> [Data lines]
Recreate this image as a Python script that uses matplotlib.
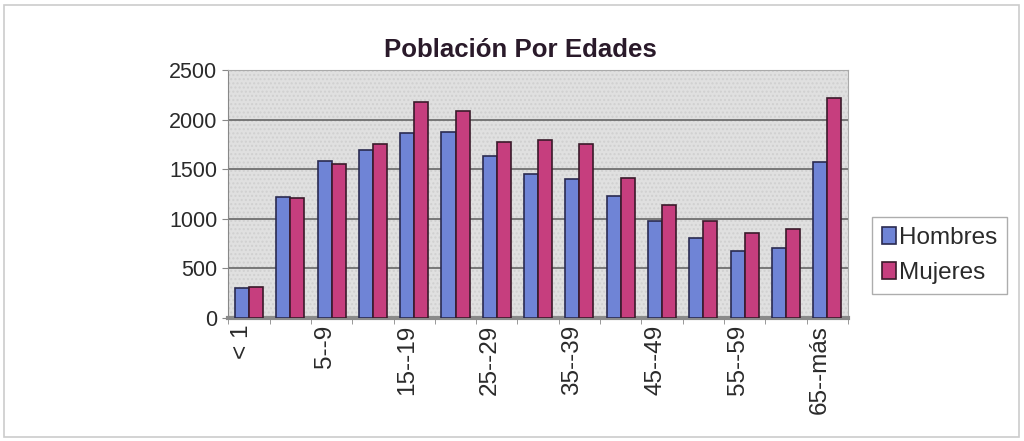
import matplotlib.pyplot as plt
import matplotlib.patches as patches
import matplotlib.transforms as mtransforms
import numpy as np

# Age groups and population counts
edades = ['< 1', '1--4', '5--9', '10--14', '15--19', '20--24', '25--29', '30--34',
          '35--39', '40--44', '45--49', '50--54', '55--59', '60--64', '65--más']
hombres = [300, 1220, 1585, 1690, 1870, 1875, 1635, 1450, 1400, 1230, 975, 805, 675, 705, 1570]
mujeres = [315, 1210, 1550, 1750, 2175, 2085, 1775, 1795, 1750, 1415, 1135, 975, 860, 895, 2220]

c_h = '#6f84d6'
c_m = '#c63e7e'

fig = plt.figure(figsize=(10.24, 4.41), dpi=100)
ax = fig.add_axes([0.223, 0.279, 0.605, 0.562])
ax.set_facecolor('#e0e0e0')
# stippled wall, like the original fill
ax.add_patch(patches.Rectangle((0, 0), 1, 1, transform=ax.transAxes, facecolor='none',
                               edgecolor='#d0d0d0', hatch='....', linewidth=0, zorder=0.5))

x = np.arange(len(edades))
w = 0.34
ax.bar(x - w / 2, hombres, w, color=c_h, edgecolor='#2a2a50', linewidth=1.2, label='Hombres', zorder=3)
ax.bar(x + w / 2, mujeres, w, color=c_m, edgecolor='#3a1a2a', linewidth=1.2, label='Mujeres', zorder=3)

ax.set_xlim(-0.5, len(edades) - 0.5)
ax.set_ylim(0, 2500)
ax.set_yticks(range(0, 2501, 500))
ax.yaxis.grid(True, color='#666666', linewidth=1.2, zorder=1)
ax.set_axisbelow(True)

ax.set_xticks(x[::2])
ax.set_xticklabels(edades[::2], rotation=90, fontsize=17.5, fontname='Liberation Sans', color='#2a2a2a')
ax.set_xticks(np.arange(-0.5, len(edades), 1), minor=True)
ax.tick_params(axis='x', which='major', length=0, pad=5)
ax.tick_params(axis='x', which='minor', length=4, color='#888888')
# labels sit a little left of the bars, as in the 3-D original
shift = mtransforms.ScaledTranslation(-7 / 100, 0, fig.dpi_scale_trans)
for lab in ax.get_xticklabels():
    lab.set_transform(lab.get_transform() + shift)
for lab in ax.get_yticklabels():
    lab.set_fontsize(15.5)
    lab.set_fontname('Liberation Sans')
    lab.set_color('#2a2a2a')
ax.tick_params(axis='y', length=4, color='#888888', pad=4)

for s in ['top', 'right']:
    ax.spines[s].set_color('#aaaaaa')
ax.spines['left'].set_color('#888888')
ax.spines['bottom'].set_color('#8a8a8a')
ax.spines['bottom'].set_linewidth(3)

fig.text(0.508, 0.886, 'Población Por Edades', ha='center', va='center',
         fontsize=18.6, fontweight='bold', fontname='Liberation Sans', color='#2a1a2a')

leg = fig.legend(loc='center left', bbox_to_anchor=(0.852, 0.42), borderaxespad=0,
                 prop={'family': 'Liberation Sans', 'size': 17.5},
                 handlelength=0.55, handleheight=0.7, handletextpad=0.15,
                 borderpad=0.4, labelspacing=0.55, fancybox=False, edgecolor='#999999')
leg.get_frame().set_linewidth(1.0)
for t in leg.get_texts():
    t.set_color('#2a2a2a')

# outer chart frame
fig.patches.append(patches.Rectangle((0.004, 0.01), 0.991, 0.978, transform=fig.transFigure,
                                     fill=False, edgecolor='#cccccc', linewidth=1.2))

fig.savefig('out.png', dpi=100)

> [What the task asks] Quote all the lines above exactly as given. Do not include the pictures.

> [Finished exercise]
Recreate this image as a Python script that uses matplotlib.
import matplotlib.pyplot as plt
import matplotlib.patches as patches
import matplotlib.transforms as mtransforms
import numpy as np

# Age groups and population counts
edades = ['< 1', '1--4', '5--9', '10--14', '15--19', '20--24', '25--29', '30--34',
          '35--39', '40--44', '45--49', '50--54', '55--59', '60--64', '65--más']
hombres = [300, 1220, 1585, 1690, 1870, 1875, 1635, 1450, 1400, 1230, 975, 805, 675, 705, 1570]
mujeres = [315, 1210, 1550, 1750, 2175, 2085, 1775, 1795, 1750, 1415, 1135, 975, 860, 895, 2220]

c_h = '#6f84d6'
c_m = '#c63e7e'

fig = plt.figure(figsize=(10.24, 4.41), dpi=100)
ax = fig.add_axes([0.223, 0.279, 0.605, 0.562])
ax.set_facecolor('#e0e0e0')
# stippled wall, like the original fill
ax.add_patch(patches.Rectangle((0, 0), 1, 1, transform=ax.transAxes, facecolor='none',
                               edgecolor='#d0d0d0', hatch='....', linewidth=0, zorder=0.5))

x = np.arange(len(edades))
w = 0.34
ax.bar(x - w / 2, hombres, w, color=c_h, edgecolor='#2a2a50', linewidth=1.2, label='Hombres', zorder=3)
ax.bar(x + w / 2, mujeres, w, color=c_m, edgecolor='#3a1a2a', linewidth=1.2, label='Mujeres', zorder=3)

ax.set_xlim(-0.5, len(edades) - 0.5)
ax.set_ylim(0, 2500)
ax.set_yticks(range(0, 2501, 500))
ax.yaxis.grid(True, color='#666666', linewidth=1.2, zorder=1)
ax.set_axisbelow(True)

ax.set_xticks(x[::2])
ax.set_xticklabels(edades[::2], rotation=90, fontsize=17.5, fontname='Liberation Sans', color='#2a2a2a')
ax.set_xticks(np.arange(-0.5, len(edades), 1), minor=True)
ax.tick_params(axis='x', which='major', length=0, pad=5)
ax.tick_params(axis='x', which='minor', length=4, color='#888888')
# labels sit a little left of the bars, as in the 3-D original
shift = mtransforms.ScaledTranslation(-7 / 100, 0, fig.dpi_scale_trans)
for lab in ax.get_xticklabels():
    lab.set_transform(lab.get_transform() + shift)
for lab in ax.get_yticklabels():
    lab.set_fontsize(15.5)
    lab.set_fontname('Liberation Sans')
    lab.set_color('#2a2a2a')
ax.tick_params(axis='y', length=4, color='#888888', pad=4)

for s in ['top', 'right']:
    ax.spines[s].set_color('#aaaaaa')
ax.spines['left'].set_color('#888888')
ax.spines['bottom'].set_color('#8a8a8a')
ax.spines['bottom'].set_linewidth(3)

fig.text(0.508, 0.886, 'Población Por Edades', ha='center', va='center',
         fontsize=18.6, fontweight='bold', fontname='Liberation Sans', color='#2a1a2a')

leg = fig.legend(loc='center left', bbox_to_anchor=(0.852, 0.42), borderaxespad=0,
                 prop={'family': 'Liberation Sans', 'size': 17.5},
                 handlelength=0.55, handleheight=0.7, handletextpad=0.15,
                 borderpad=0.4, labelspacing=0.55, fancybox=False, edgecolor='#999999')
leg.get_frame().set_linewidth(1.0)
for t in leg.get_texts():
    t.set_color('#2a2a2a')

# outer chart frame
fig.patches.append(patches.Rectangle((0.004, 0.01), 0.991, 0.978, transform=fig.transFigure,
                                     fill=False, edgecolor='#cccccc', linewidth=1.2))

fig.savefig('out.png', dpi=100)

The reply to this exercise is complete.